How rising labor costs would affect businesses with prosciutto-thin margins
As executive director of the New York City Hospitality Alliance, which represents thousands of restaurants and bars across the five boroughs, I hear regularly from small-business owners who have financial concerns about a City Council bill to raise the minimum wage to $30 an hour by 2030 and eliminate the tip credit, which allows gratuities to count toward guaranteed minimum wage obligations.
In addition to the financial concerns, there are significant legal issues with the wage proposal. In Wholesale Laundry Board of Trade v. City of New York, New York’s highest court ruled that the City cannot set a minimum wage higher than the State’s. Additionally, the proposal would undermine a recent statewide agreement that raised and indexed annual minimum wage increases to inflation.
The economic threat of the proposal is significant. Restaurant operators and tipped workers warn it will strain small businesses and jobs — and there’s a good reason why. Less severe policies in cities like Chicago and Washington coincided with restaurant closures, job losses, lower worker compensation and operational challenges. As a result, Chicago recently paused its tip credit phaseout following Washington’s decision to reinstate its tip credit.
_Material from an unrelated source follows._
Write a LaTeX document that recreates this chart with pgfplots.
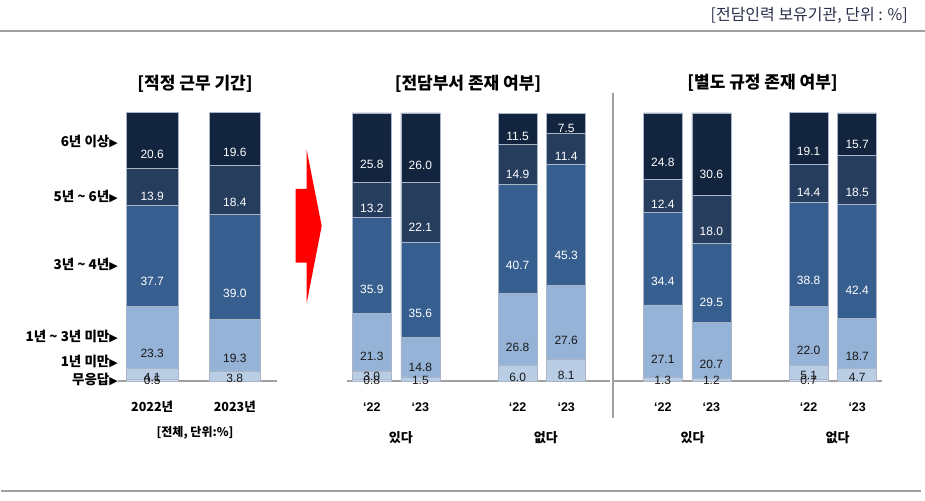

The current minimum wage in New York City is $17 an hour, though most hourly restaurant workers earn more. Tipped workers earn a combination of base pay and gratuities, with servers and bartenders guaranteed at least the minimum wage and often earning well above it.
To better understand the effect raising the minimum wage to $30 an hour and eliminating the tip credit would have on a full-service restaurant’s bottom line, we modeled it using member survey data, public wage benchmarks, statutory labor costs and projected wage compression.
Our model found that total labor costs increased by approximately 69%, causing labor expenses to rise from roughly 35% of revenue to approximately 59% of revenue. A small restaurant generating $2 million a year in revenue, with a typical 5% profit margin, would run an annual loss of $380,000 when minimum wage hit $30 an hour. This would come at a time when restaurants continue to face rising food costs, rents, insurance premiums, delivery-related expenses and other forms of inflation. New York State Department of Labor data show New York City restaurant jobs have declined in 2026, at times by roughly 9,600 jobs year over year, raising concerns about the industry’s stability.
To illustrate the impact of this policy on our modeled full-service restaurant, we present a graphic that includes three paths restaurants would consider if a $30 minimum wage were implemented and the tip credit were eliminated.
Path A shows the additional sales a restaurant would need to generate to offset the gap — which restaurateurs say is a false choice, because if they could increase sales by so much, they already would have. Path B offsets the gap through higher menu prices, making dining out more expensive and less appealing for New Yorkers while worsening the city’s affordability crisis; data also show the required price increases would reduce profitability. Path C reflects the difficult business decisions restaurants would be forced to make in response. Small business owners tell me these are not real solutions, but different versions of the same outcome: fewer neighborhood restaurants, higher costs for New Yorkers and a weaker small-business economy across the city.
While eliminating the tip credit and implementing a minimum wage increase of this magnitude is unprecedented, local experience suggests the model is unsustainable. Before the pandemic, some restaurants experimented with eliminating the tip credit, raising base wages, and increasing menu prices to cover the cost, but ultimately abandoned the approach. Customers pushed back on higher menu prices, perceiving them as more expensive, even when their total out-of-pocket costs were comparable because a gratuity was no longer expected. In other jurisdictions, restaurants that added service charges to replace tip income faced similar customer confusion and resistance.
The result was lower earnings for many workers, customer dissatisfaction, and restaurants reverting to the traditional tip-credit system.
The restaurant and bar owners I represent clearly have a stake in this debate. Our analysis suggests that labor cost increases of this scale would lead to higher menu prices, job cuts, business closures and greater affordability pressures on restaurants, workers and consumers alike.